Today has been my first day as Rabbi of Society Hill Synagogue.
In some ways, I never planned on this path, and in some ways, I have been preparing for it my entire life.
I never planned on it in the sense that, in college, I majored in economics; after college I worked on issues of racial and economic justice through AmeriCorps*VISTA; and after that I went to law school. None of that exactly screamed “congregational rabbinate.”
On the other hand, looking back, the common thread for me throughout all this was a pretty simple question: how can I serve?
I don’t mean to sound self-aggrandizing. I’ve had plenty of selfish and self-involved moments in my life. And yet I truly believe a navigational pulse within all of us is an instinct to serve—to sense that we are not on this planet to live solely for ourselves.

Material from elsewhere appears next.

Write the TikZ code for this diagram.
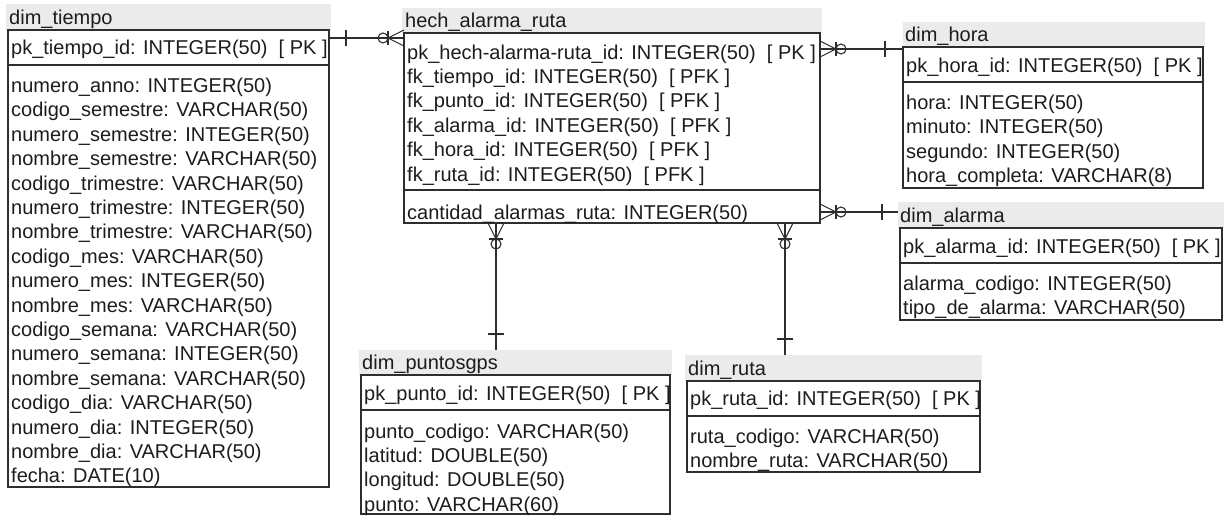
\documentclass[tikz,border=0pt]{standalone}
\usepackage{fontspec}
\setmainfont{Liberation Sans}
\definecolor{hdr}{HTML}{EBEBEB}
\definecolor{ln}{HTML}{2E2E2E}
\definecolor{tx}{HTML}{1C1C1C}
\tikzset{
  band/.style={fill=hdr, draw=none, inner sep=0pt, outer sep=0pt, anchor=south west},
  tbox/.style={draw=ln, line width=1.4pt, inner sep=0pt, outer sep=0pt, anchor=north west},
  sepline/.style={draw=ln, line width=1.4pt},
  lbl/.style={anchor=base west, inner sep=0pt, text=tx, font=\fontsize{20}{24}\selectfont},
  rel/.style={draw=ln, line width=1.1pt},
  pics/crowfoot/.style={code={
    \draw[rel] (-16,0) -- (0,8) (-16,0) -- (0,0) (-16,0) -- (0,-8);
    \draw[rel] (-16,7) -- (-16,-7);
    \draw[rel] (-21,0) circle (5);
  }},
  pics/onebar/.style={code={\draw[rel] (0,8) -- (0,-8);}}
}
\newcommand\fieldrows[4]{% #1 prefix, #2 x, #3 first baseline, #4 list
  \foreach \t [count=\i from 0] in {#4} {\node[lbl] (#1\i) at (#2, #3+\i*24.4) {\t};}
}
\begin{document}
\begin{tikzpicture}[x=1pt,y=-1pt]
\useasboundingbox (0,0) rectangle (1226,517);

% ---------- dim_tiempo ----------
\node[band, minimum width=325pt, minimum height=26pt] (tiempoH) at (6,30) {};
\node[lbl] (tiempoT) at (9,24) {dim\_tiempo};
\node[tbox, minimum width=321pt, minimum height=457pt] (tiempo) at (8,30) {};
\draw[sepline] (8,65) -- (329,65);
\node[lbl] (tiempoPK) at (11,54.5) {pk\_tiempo\_id: INTEGER(50)\ \ [ PK ]};
\fieldrows{tf}{11}{92.5}{numero\_anno: INTEGER(50),codigo\_semestre: VARCHAR(50),numero\_semestre: INTEGER(50),nombre\_semestre: VARCHAR(50),codigo\_trimestre: VARCHAR(50),numero\_trimestre: INTEGER(50),nombre\_trimestre: VARCHAR(50),codigo\_mes: VARCHAR(50),numero\_mes: INTEGER(50),nombre\_mes: VARCHAR(50),codigo\_semana: VARCHAR(50),numero\_semana: INTEGER(50),nombre\_semana: VARCHAR(50),codigo\_dia: VARCHAR(50),numero\_dia: INTEGER(50),nombre\_dia: VARCHAR(50),fecha: DATE(10)}

% ---------- hech_alarma_ruta ----------
\node[band, minimum width=420pt, minimum height=25pt] (hechH) at (402,33) {};
\node[lbl] (hechT) at (405,27) {hech\_alarma\_ruta};
\node[tbox, minimum width=416pt, minimum height=190pt] (hech) at (404,33) {};
\draw[sepline] (404,190) -- (820,190);
\fieldrows{hf}{407}{59}{pk\_hech-alarma-ruta\_id: INTEGER(50)\ \ [ PK ],fk\_tiempo\_id: INTEGER(50)\ \ [ PFK ],fk\_punto\_id: INTEGER(50)\ \ [ PFK ],fk\_alarma\_id: INTEGER(50)\ \ [ PFK ],fk\_hora\_id: INTEGER(50)\ \ [ PFK ],fk\_ruta\_id: INTEGER(50)\ \ [ PFK ]}
\node[lbl] (hechC) at (407,219) {cantidad\_alarmas\_ruta: INTEGER(50)};

% ---------- dim_hora ----------
\node[band, minimum width=302pt, minimum height=25pt] (horaH) at (903,47) {};
\node[lbl] (horaT) at (905,41) {dim\_hora};
\node[tbox, minimum width=300pt, minimum height=141pt] (hora) at (903,47) {};
\draw[sepline] (903,82) -- (1203,82);
\node[lbl] (horaPK) at (906,72) {pk\_hora\_id: INTEGER(50)\ \ [ PK ]};
\fieldrows{of}{906}{109.5}{hora: INTEGER(50),minuto: INTEGER(50),segundo: INTEGER(50),hora\_completa: VARCHAR(8)}

% ---------- dim_alarma ----------
\node[band, minimum width=326pt, minimum height=26pt] (alarmaH) at (898,228) {};
\node[lbl] (alarmaT) at (900,222) {dim\_alarma};
\node[tbox, minimum width=322pt, minimum height=92pt] (alarma) at (900,228) {};
\draw[sepline] (900,263) -- (1222,263);
\node[lbl] (alarmaPK) at (903,253) {pk\_alarma\_id: INTEGER(50)\ \ [ PK ]};
\fieldrows{af}{903}{290.5}{alarma\_codigo: INTEGER(50),tipo\_de\_alarma: VARCHAR(50)}

% ---------- dim_puntosgps ----------
\node[band, minimum width=313pt, minimum height=25pt] (puntosH) at (359,375) {};
\node[lbl] (puntosT) at (362,369) {dim\_puntosgps};
\node[tbox, minimum width=309pt, minimum height=139pt] (puntos) at (361,375) {};
\draw[sepline] (361,410) -- (670,410);
\node[lbl] (puntosPK) at (364,400) {pk\_punto\_id: INTEGER(50)\ \ [ PK ]};
\fieldrows{pf}{364}{438}{punto\_codigo: VARCHAR(50),latitud: DOUBLE(50),longitud: DOUBLE(50),punto: VARCHAR(60)}

% ---------- dim_ruta ----------
\node[band, minimum width=297pt, minimum height=26pt] (rutaH) at (685,381) {};
\node[lbl] (rutaT) at (688,375) {dim\_ruta};
\node[tbox, minimum width=293pt, minimum height=91pt] (ruta) at (687,381) {};
\draw[sepline] (687,416) -- (980,416);
\node[lbl] (rutaPK) at (690,405.5) {pk\_ruta\_id: INTEGER(50)\ \ [ PK ]};
\fieldrows{rf}{690}{443.5}{ruta\_codigo: VARCHAR(50),nombre\_ruta: VARCHAR(50)}

% ---------- relationships ----------
% tiempo -- hech
\draw[rel] ([yshift=-8pt]tiempo.north east) -- ([yshift=-5pt]hech.north west);
\pic at ([xshift=17pt,yshift=-8pt]tiempo.north east) {onebar};
\pic at ([yshift=-5pt]hech.north west) {crowfoot};
% hech -- hora
\draw[rel] ([yshift=-16pt]hech.north east) -- ([yshift=-2pt]hora.north west);
\pic[rotate=180] at ([yshift=-16pt]hech.north east) {crowfoot};
\pic at ([xshift=-18pt,yshift=-2pt]hora.north west) {onebar};
% hech -- alarma
\draw[rel] ([yshift=11pt]hech.south east) -- ([yshift=3pt]alarmaH.west);
\pic[rotate=180] at ([yshift=11pt]hech.south east) {crowfoot};
\pic at ([xshift=-16pt,yshift=3pt]alarmaH.west) {onebar};
% hech -- puntos
\draw[rel] ([xshift=92pt]hech.south west) -- ([xshift=137pt]puntosH.north west);
\pic[rotate=90] at ([xshift=92pt]hech.south west) {crowfoot};
\pic[rotate=90] at ([xshift=137pt,yshift=16pt]puntosH.north west) {onebar};
% hech -- ruta
\draw[rel] ([xshift=381pt]hech.south west) -- ([xshift=100pt]rutaH.north west);
\pic[rotate=90] at ([xshift=381pt]hech.south west) {crowfoot};
\pic[rotate=90] at ([xshift=100pt,yshift=16pt]rutaH.north west) {onebar};
\end{tikzpicture}
\end{document}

We are here, at least in part, to recognize the shared Divinity underlying us all and to reveal that Divinity through our actions—actions that lift up one another and that make space for contemplation and for togetherness.
Still, there are many ways to live out that purpose that don’t include the congregational rabbinate; each of you does it every day.

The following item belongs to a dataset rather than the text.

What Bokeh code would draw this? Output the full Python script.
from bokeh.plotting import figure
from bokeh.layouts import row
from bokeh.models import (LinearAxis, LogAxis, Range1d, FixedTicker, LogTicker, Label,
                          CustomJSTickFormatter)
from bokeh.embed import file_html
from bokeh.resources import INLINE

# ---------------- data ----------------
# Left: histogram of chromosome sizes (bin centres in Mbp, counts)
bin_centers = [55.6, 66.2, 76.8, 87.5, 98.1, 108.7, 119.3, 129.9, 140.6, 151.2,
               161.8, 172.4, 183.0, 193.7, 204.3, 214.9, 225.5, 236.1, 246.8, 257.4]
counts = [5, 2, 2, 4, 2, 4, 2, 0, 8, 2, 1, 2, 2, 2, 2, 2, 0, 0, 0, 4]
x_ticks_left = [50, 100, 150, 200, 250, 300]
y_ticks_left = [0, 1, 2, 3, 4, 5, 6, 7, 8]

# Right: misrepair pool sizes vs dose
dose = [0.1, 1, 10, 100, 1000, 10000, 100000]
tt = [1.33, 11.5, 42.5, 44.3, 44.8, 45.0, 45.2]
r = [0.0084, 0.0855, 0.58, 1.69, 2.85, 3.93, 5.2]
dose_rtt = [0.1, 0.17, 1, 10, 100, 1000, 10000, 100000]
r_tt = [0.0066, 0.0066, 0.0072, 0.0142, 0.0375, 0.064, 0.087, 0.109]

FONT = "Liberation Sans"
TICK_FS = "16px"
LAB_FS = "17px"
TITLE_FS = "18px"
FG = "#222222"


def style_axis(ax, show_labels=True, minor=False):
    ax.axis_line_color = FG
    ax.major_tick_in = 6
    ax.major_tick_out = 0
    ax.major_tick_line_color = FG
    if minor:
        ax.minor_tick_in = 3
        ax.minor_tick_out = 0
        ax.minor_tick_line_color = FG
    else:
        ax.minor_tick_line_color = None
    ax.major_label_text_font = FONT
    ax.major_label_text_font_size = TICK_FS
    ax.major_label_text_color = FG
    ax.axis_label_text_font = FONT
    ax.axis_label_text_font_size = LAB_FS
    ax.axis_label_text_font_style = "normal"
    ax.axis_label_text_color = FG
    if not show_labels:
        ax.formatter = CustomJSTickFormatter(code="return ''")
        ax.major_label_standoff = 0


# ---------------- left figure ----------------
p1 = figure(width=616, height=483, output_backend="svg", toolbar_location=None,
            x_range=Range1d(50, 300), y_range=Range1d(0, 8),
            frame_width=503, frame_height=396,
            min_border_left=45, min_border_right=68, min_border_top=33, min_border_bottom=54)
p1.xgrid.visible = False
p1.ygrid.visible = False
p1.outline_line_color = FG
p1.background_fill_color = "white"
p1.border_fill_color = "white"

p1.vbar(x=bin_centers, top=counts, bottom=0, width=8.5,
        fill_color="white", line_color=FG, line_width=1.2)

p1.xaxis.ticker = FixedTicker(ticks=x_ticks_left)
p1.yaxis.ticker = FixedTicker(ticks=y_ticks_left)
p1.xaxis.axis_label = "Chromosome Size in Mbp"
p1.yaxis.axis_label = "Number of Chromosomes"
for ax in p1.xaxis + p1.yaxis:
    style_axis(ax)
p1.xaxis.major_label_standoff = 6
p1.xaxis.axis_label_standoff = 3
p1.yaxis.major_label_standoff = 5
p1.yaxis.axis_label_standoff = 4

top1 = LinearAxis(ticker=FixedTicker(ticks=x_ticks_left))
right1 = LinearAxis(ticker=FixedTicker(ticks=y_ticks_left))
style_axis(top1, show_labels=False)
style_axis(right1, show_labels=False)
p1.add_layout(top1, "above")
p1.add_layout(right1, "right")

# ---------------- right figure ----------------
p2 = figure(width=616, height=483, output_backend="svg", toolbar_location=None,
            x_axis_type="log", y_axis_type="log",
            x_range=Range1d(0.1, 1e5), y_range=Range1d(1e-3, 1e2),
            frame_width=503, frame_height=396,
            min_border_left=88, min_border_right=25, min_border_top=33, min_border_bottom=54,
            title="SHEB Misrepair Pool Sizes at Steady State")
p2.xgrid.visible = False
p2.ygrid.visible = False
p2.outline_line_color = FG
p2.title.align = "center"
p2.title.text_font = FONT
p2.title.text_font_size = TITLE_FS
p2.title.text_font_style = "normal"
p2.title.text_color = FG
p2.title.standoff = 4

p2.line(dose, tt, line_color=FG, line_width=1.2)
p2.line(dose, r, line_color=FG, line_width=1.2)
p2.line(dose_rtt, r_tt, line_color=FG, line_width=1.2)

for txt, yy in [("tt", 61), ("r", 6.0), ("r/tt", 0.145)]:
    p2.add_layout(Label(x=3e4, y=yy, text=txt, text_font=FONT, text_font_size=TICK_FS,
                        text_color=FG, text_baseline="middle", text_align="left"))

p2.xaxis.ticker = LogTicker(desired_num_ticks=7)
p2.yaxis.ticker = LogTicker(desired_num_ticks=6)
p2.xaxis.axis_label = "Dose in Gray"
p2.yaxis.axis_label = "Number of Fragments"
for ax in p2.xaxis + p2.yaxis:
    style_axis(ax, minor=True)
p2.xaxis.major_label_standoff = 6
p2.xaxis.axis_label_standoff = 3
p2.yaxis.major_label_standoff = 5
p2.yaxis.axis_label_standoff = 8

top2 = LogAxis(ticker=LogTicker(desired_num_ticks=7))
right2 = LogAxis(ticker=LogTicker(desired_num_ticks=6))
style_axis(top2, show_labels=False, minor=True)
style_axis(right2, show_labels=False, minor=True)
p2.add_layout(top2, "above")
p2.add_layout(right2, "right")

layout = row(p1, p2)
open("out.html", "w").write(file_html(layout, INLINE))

But the die in my life was particularly loaded towards becoming a rabbi for reasons many of you know: my father was a rabbi, albeit on an abbreviated basis, passing away at the early age of 35, leaving behind my mother, seven-year-old me, my four-year-old sister Sophie, and my four-week-old sister Henya. There is no doubt that his unfinished legacy worked its way into my psyche, gently nudging me down this path.
This became clear to me when I was in law school. Despite there being plenty of terrific classes on civil rights and constitutional law at Berkeley, none of it satisfied my desire to situate these conversations in the context of the Divine. (I don’t think everyone needs to do that, mind you; I just needed to do that.)

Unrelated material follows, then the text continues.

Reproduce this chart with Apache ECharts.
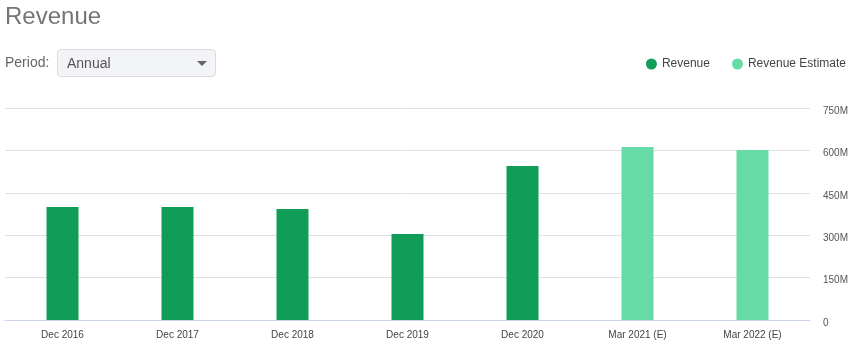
<!DOCTYPE html>
<html><head><meta charset="utf-8">
<script src="https://cdn.jsdelivr.net/npm/echarts@6/dist/echarts.min.js"></script>
<style>
html,body{margin:0;padding:0;background:#fff;font-family:Arial,"Liberation Sans",sans-serif;}
#wrap{position:relative;width:863px;height:355px;overflow:hidden;}
#chart{position:absolute;left:0;top:0;width:863px;height:355px;}
#title{position:absolute;left:5px;top:2px;font-size:24px;color:#757575;}
#plabel{position:absolute;left:5px;top:54px;font-size:14px;color:#666;}
#sel{position:absolute;left:57px;top:49px;width:157px;height:26px;background:#f3f4f7;border:1px solid #d9dbe0;border-radius:4px;}
#sel span{position:absolute;left:9px;top:5px;font-size:14px;color:#555;}
#sel i{position:absolute;right:8px;top:11px;width:0;height:0;border-left:5px solid transparent;border-right:5px solid transparent;border-top:5px solid #666;}
</style></head>
<body><div id="wrap">
<div id="chart"></div>
<div id="title">Revenue</div>
<div id="plabel">Period:</div>
<div id="sel"><span>Annual</span><i></i></div>
</div>
<script>
const categories = ["Dec 2016","Dec 2017","Dec 2018","Dec 2019","Dec 2020","Mar 2021 (E)","Mar 2022 (E)"];
const revenue = [400, 400, 393, 304, 545, null, null];
const revenueEstimate = [null, null, null, null, null, 612, 601];
const yTicks = [0, 150, 300, 450, 600, 750];

const chart = echarts.init(document.getElementById('chart'));
chart.setOption({
  animation:false,
  legend:{
    right:12, top:53, itemWidth:11, itemHeight:11, itemGap:22, icon:'circle',
    textStyle:{fontSize:12,color:'#444',fontFamily:'Arial, Liberation Sans, sans-serif'},
    data:['Revenue','Revenue Estimate']
  },
  grid:{left:5,right:53,top:108,bottom:35},
  xAxis:{
    type:'category', data:categories,
    axisLine:{lineStyle:{color:'#ccd6eb'}},
    axisTick:{show:false},
    axisLabel:{fontSize:10,color:'#444',margin:10,fontFamily:'Arial, Liberation Sans, sans-serif'}
  },
  yAxis:{
    type:'value', position:'right', min:yTicks[0], max:yTicks[yTicks.length-1], interval:150,
    axisLine:{show:false}, axisTick:{show:false},
    splitLine:{lineStyle:{color:'#e0e0e0'}},
    axisLabel:{fontSize:10,color:'#555',margin:13,verticalAlign:'top',lineHeight:6,fontFamily:'Arial, Liberation Sans, sans-serif',
      formatter:v=>v===0?'0':v+'M'}
  },
  series:[
    {name:'Revenue',type:'bar',stack:'a',data:revenue,barWidth:32,itemStyle:{color:'#119d58'}},
    {name:'Revenue Estimate',type:'bar',stack:'a',data:revenueEstimate,barWidth:32,itemStyle:{color:'#66dba5'}}
  ]
});
</script>
</body></html>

So I essentially vowed that I would finish out law school but one day become a rabbi. Five years (and a lot of student debt) later I found myself at the end of my first year at the Reconstructionist Rabbinical College (RRC), pondering what was next.
Into my inbox floated a posting for an internship at a previously unknown-to-me independent synagogue in Center City, Philadelphia. “Society Hill Synagogue is a vibrant, egalitarian congregation,” the advertisement said, “welcoming people of all backgrounds and approaches to Judaism.” The posting carried an important note: “The intern will work under the supervision of Rabbi Avi Winokur.”
For those who do not know, Rabbi Winokur and I go way back. He and my father were classmates and friends at RRC. While I don’t have vivid memories of those times—I was just a little kid after all—it was clear when we first reunited after nearly 25 years that he did. The warmth Rabbi Winokur showed me at that reunion and, frankly, ever since, evinced an affection for my family and for me that I have deeply cherished.
If that were the sole basis of our relationship, dayenu, that would be enough. But instead, or, in addition, we developed our own independent relationship over the past six years based on mutual respect, admiration, and friendship.
This experience was mirrored in my relationship to the members of this congregation as a whole. From day one, I felt welcomed with open arms, with congregants looking to engage in a dialogue, to see what they could learn from this young rabbinical student showing up at their door, and what they could teach him. (To the latter point, it turns out: a lot.)
Even a couple of years into my tenure here, though, it wasn’t necessarily clear that I would be a congregational rabbi. I paired my rabbinical studies with a masters in nonprofit leadership at Penn (a program conceived by SHS member Richard Gelles, z”l), still open to the possibility that my professional future lay in administration and organizational work.
But over time, my life centered here. I met my wife Caroline while working here. We were married at SHS. Our daughter Lila Daniela received her Hebrew name here. At each step of the way I felt lifted up and supported by the members of this congregation. Jewish community has moved to the center of my life in an entirely new way at SHS, and I can’t imagine going through the rhythm of the Jewish year anywhere else.
So, now, I feel fortunate: fortunate that I found this community, fortunate that it has helped me forge meaningful connections, fortunate that it is here that I am able to serve.